Set task
Skip the pictures and repeat each line of the data exactly.

Provided material
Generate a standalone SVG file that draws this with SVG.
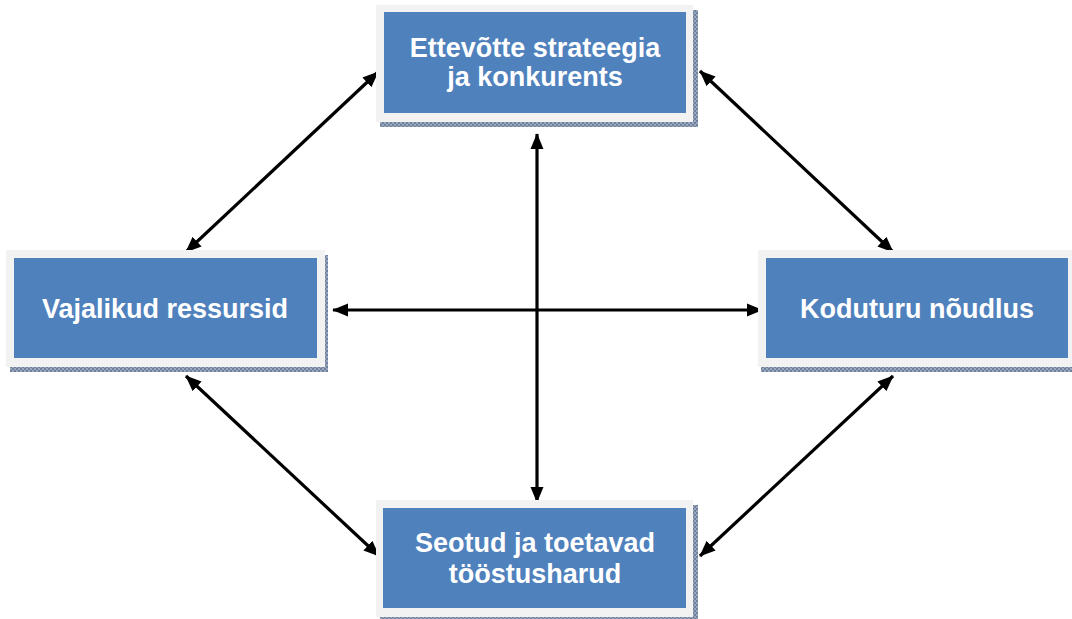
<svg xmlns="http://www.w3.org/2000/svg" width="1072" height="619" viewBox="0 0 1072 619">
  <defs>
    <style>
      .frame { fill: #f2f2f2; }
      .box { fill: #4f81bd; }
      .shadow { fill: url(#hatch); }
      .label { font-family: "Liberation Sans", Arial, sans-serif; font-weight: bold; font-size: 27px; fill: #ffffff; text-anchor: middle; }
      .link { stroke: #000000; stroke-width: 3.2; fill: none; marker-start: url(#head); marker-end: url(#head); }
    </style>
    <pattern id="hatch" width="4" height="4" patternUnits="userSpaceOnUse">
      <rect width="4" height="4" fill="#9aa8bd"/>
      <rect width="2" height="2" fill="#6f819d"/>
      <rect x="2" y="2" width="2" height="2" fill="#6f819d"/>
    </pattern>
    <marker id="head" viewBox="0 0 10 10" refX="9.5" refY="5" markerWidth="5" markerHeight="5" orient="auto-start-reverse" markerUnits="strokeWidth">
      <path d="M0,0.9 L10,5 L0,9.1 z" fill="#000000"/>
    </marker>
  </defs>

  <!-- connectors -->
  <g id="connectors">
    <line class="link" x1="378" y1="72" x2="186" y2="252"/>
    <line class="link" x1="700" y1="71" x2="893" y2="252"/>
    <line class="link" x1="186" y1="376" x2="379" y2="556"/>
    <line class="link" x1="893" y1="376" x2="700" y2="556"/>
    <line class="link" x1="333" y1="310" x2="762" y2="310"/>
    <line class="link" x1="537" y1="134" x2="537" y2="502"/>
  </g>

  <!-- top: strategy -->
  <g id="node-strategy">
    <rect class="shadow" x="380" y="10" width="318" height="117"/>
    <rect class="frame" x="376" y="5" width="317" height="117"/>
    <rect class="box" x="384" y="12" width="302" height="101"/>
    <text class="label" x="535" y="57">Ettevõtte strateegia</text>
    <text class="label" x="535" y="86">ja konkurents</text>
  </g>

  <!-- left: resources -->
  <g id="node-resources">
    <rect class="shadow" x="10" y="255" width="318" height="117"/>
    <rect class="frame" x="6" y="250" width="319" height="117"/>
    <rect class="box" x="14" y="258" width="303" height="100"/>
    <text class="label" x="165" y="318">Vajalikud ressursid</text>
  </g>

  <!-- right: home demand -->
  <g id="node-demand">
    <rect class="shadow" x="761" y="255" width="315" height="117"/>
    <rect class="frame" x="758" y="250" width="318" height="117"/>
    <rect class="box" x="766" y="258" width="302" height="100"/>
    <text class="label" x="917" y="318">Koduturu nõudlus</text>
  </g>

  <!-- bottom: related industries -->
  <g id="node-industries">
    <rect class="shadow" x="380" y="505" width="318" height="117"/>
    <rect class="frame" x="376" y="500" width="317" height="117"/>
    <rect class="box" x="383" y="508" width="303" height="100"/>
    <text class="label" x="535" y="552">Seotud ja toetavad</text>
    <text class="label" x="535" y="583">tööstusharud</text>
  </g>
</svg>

Written solution
Generate a standalone SVG file that draws this with SVG.
<svg xmlns="http://www.w3.org/2000/svg" width="1072" height="619" viewBox="0 0 1072 619">
  <defs>
    <style>
      .frame { fill: #f2f2f2; }
      .box { fill: #4f81bd; }
      .shadow { fill: url(#hatch); }
      .label { font-family: "Liberation Sans", Arial, sans-serif; font-weight: bold; font-size: 27px; fill: #ffffff; text-anchor: middle; }
      .link { stroke: #000000; stroke-width: 3.2; fill: none; marker-start: url(#head); marker-end: url(#head); }
    </style>
    <pattern id="hatch" width="4" height="4" patternUnits="userSpaceOnUse">
      <rect width="4" height="4" fill="#9aa8bd"/>
      <rect width="2" height="2" fill="#6f819d"/>
      <rect x="2" y="2" width="2" height="2" fill="#6f819d"/>
    </pattern>
    <marker id="head" viewBox="0 0 10 10" refX="9.5" refY="5" markerWidth="5" markerHeight="5" orient="auto-start-reverse" markerUnits="strokeWidth">
      <path d="M0,0.9 L10,5 L0,9.1 z" fill="#000000"/>
    </marker>
  </defs>

  <!-- connectors -->
  <g id="connectors">
    <line class="link" x1="378" y1="72" x2="186" y2="252"/>
    <line class="link" x1="700" y1="71" x2="893" y2="252"/>
    <line class="link" x1="186" y1="376" x2="379" y2="556"/>
    <line class="link" x1="893" y1="376" x2="700" y2="556"/>
    <line class="link" x1="333" y1="310" x2="762" y2="310"/>
    <line class="link" x1="537" y1="134" x2="537" y2="502"/>
  </g>

  <!-- top: strategy -->
  <g id="node-strategy">
    <rect class="shadow" x="380" y="10" width="318" height="117"/>
    <rect class="frame" x="376" y="5" width="317" height="117"/>
    <rect class="box" x="384" y="12" width="302" height="101"/>
    <text class="label" x="535" y="57">Ettevõtte strateegia</text>
    <text class="label" x="535" y="86">ja konkurents</text>
  </g>

  <!-- left: resources -->
  <g id="node-resources">
    <rect class="shadow" x="10" y="255" width="318" height="117"/>
    <rect class="frame" x="6" y="250" width="319" height="117"/>
    <rect class="box" x="14" y="258" width="303" height="100"/>
    <text class="label" x="165" y="318">Vajalikud ressursid</text>
  </g>

  <!-- right: home demand -->
  <g id="node-demand">
    <rect class="shadow" x="761" y="255" width="315" height="117"/>
    <rect class="frame" x="758" y="250" width="318" height="117"/>
    <rect class="box" x="766" y="258" width="302" height="100"/>
    <text class="label" x="917" y="318">Koduturu nõudlus</text>
  </g>

  <!-- bottom: related industries -->
  <g id="node-industries">
    <rect class="shadow" x="380" y="505" width="318" height="117"/>
    <rect class="frame" x="376" y="500" width="317" height="117"/>
    <rect class="box" x="383" y="508" width="303" height="100"/>
    <text class="label" x="535" y="552">Seotud ja toetavad</text>
    <text class="label" x="535" y="583">tööstusharud</text>
  </g>
</svg>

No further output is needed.